Check the cavity of the turkey for ice, let sit while you make the stuffing.

begin at room temperature.

 

Use charts as a guideline, but begin checking 90 minutes earlier than recommended, my stuffed turkey is always ready earlier than the charts. 

 

I use a very moist stuffing inside the bird that I into both cavities and then immediately into the oven. A moist stuffing adds moisture instead of pulling it from the bird, dry stuffing is like a sponge.

The video is here:Video Demos

 

I slather the big bird with olive oil after I pour a bottle of gluten-free beer all over it and tent it with an aluminum tent before it goes into the oven, I let it cook for a few hours, then I take the tent off and start to baste (usually the warm beer is all that’s on the bottom of the pan, which tells me that none of the turkey juices have left my bird yet).

 

I baste about every 20 minutes for the next hour and a half (that’s just 4 or 5 times). I check the temperature inside the thickest part of the thigh, right under the leg, 90 minutes before the chart tells me.

 

Many variables can affect the roasting time of the whole bird: Preheat the oven to 400ºF, lower to 325ºF after you put the bird in.

 

•   A partially frozen bird requires longer cooking, fresh birds require less, most charts offer times for previously frozen birds, so if cooking a fresh organic turkey the cooking time may be an hour or more less than a chart.

•   Dark roasting pans cook faster than shiny metals. (surprised?)

•   The depth and size of the pan can reduce heat circulation to all areas of the bird. Deep roasting pan with a rack works best. Also, consider room for drippings.

•   The use of a foil tent for the entire time can slow cooking, but works well in the early stage to keep moisture in the bird. Use of the roasting pan’s lid speeds cooking, remove it in the last hour for browning.

•   A stuffed bird takes longer to cook, check the temperature in the middle of the stuffing, it should reach 170ºF.

•   Oven may heat food unevenly and the oven’s thermostat may be inaccurate, good idea to add a thermometer inside the oven that hangs on the front of the rack.
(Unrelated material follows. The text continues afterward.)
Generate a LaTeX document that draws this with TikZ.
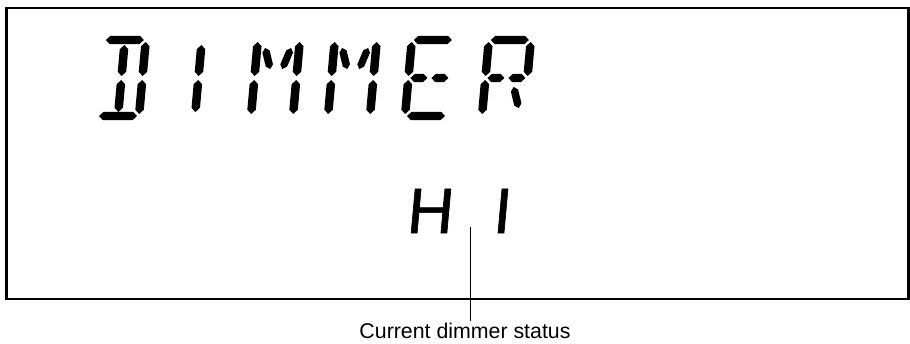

•   The rack position has an effect on even cooking and heat circulation, vegetables work best on a high position, meat and baking in the middle.

•   A turkey or its pan may be too large for the oven, blocking heat circulation, check the pan days before you’re planning to cook.

 

Unstuffed Turkey

Stuffed Turkey

8 to 12 pounds — 2 3/4 to 3 hours

12 to 14 pounds — 3 to 3 3/4 hours

14 to 18 pounds — 3 3/4 to 4 1/4 hours

18 to 20 pounds — 4 1/4 to 4 1/2 hours

20 to 24 pounds — 4 1/2 to 5 hours

8 to 12 pounds — 3 to 3 1/2 hours

12 to 14 pounds — 3 1/2 to 4 hours

14 to 18 pounds — 4 to 4 1/4 hours

18 to 20 pounds — 4 1/4 to 4 3/4 hours

20 to 24 pounds — 4 3/4 to 5 1/4 hours

 

Remove the turkey from the oven when the temperature reading on a thermometer inserted at the thickest part under the leg and into the thigh is 161ºF. Check the stuffing by inserting the thermometer into the center of the stuffing, behind the crossed legs and it should be about 170ºF.
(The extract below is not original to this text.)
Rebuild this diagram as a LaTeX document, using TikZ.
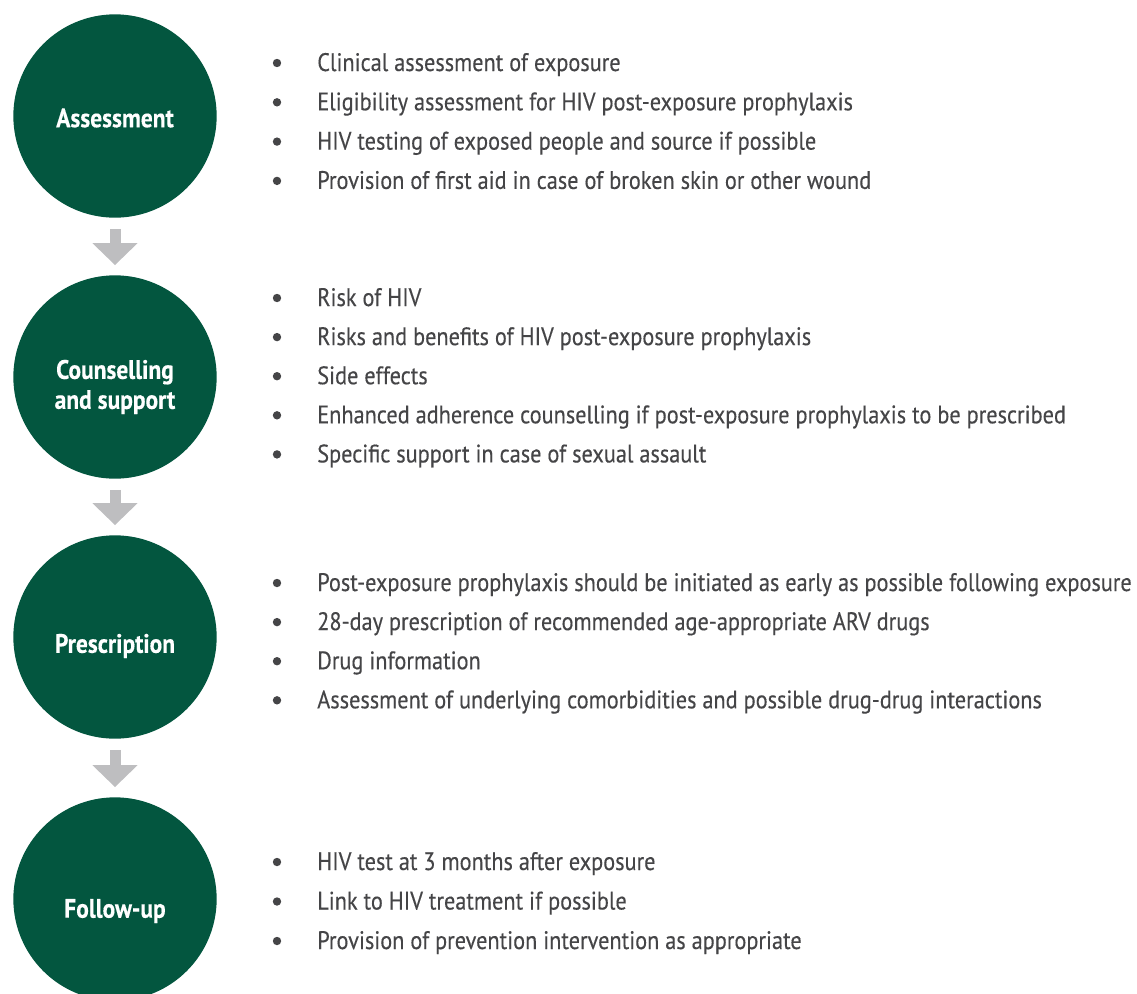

The turkey will continue cooking when it’s out of the oven and it should rest to settle the juices for at least 30 minutes, with the foil tent loosely placed over the top to keep steam from escaping and to keep it warm, nah it’s to keep temptation from sneaking a little nibble of stuffing or a taste from happening where ‘no one will see it’. 
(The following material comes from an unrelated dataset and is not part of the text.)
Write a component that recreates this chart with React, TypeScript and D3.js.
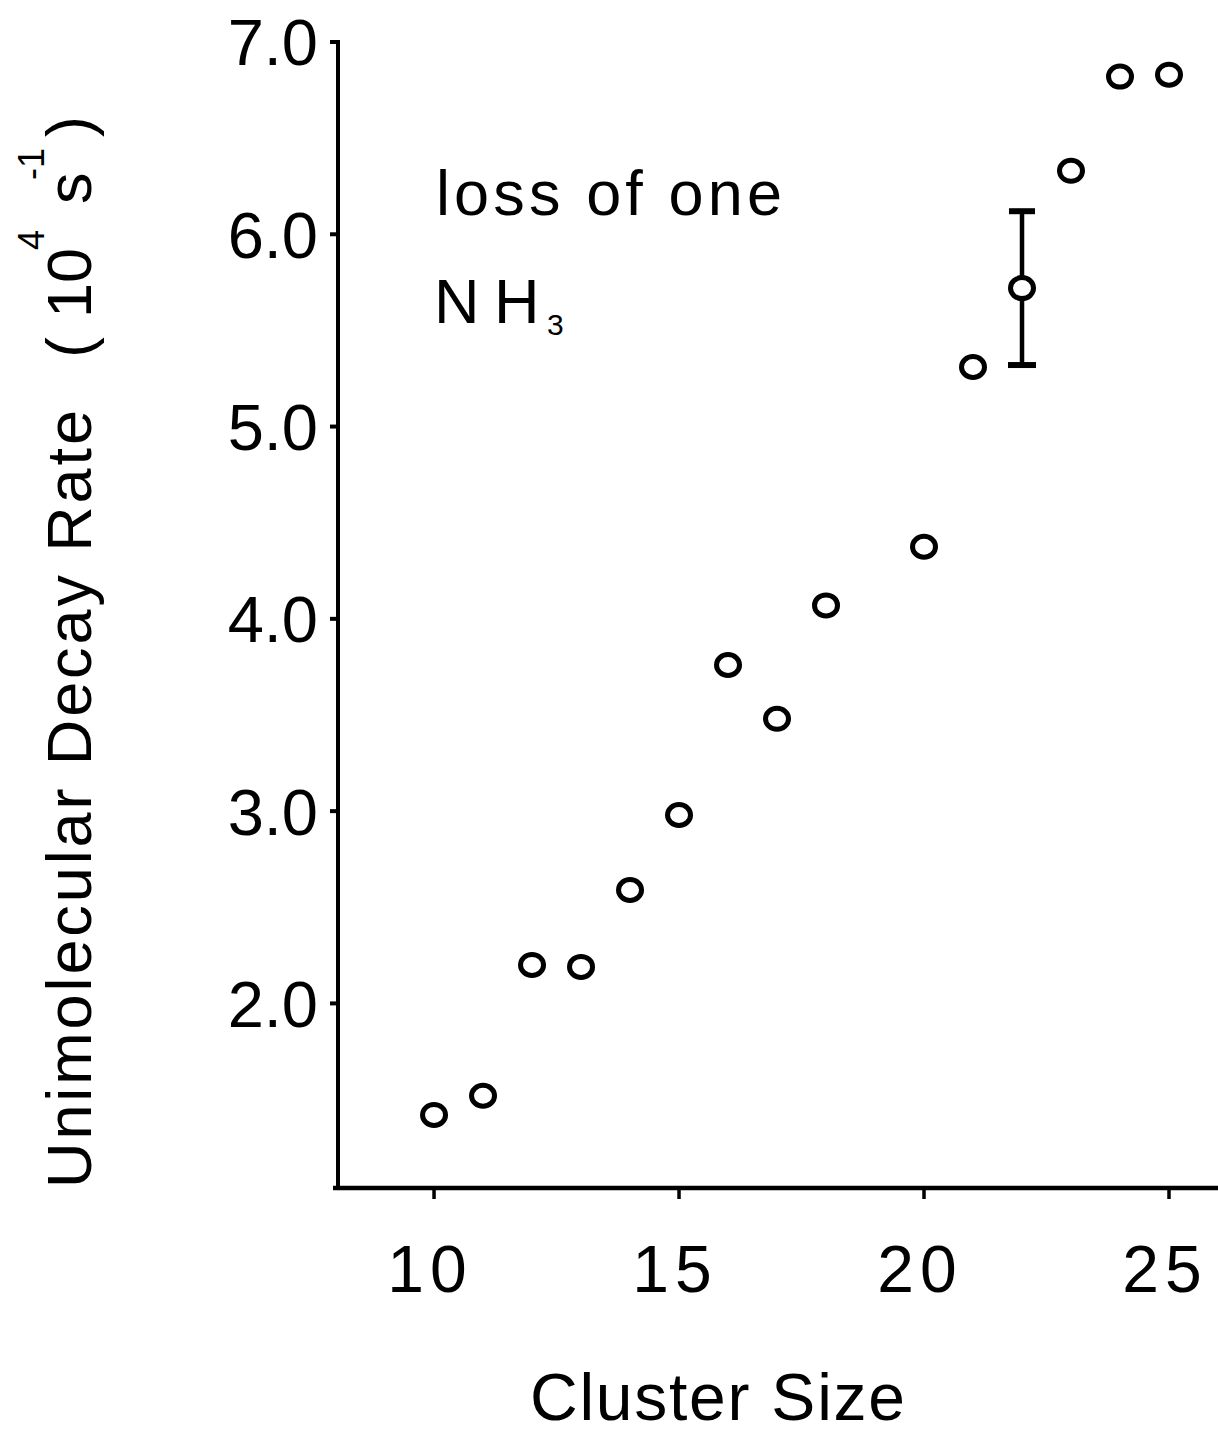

OH and novice alert: if the turkey’s in the oven you don’t have room for heating bread, roasting vegetables, baking pies and even if you squeezed them in the temperature would be uneven. So plan ahead, schedule backwards from 45 minutes before you’re guests arrival time, which is when the turkey should come out of the oven. Appetizers will stall the starveing, this will give you a little time to make the mashed potatoes and gravy which really need to be made last minute, and to put the candied yams into the oven after the turkey.

The best thing about hosting the party is the incredible fragrance of the meal filling your home, and left-overs! This is only matched by the love that is shared in the caring about your guests. Nothing SAYS LOVE LIKE SHARING IN THE CLEAN UP Amen Sisters and Brothers. Yes, share the love and remember the stories to pass on to your children’s children.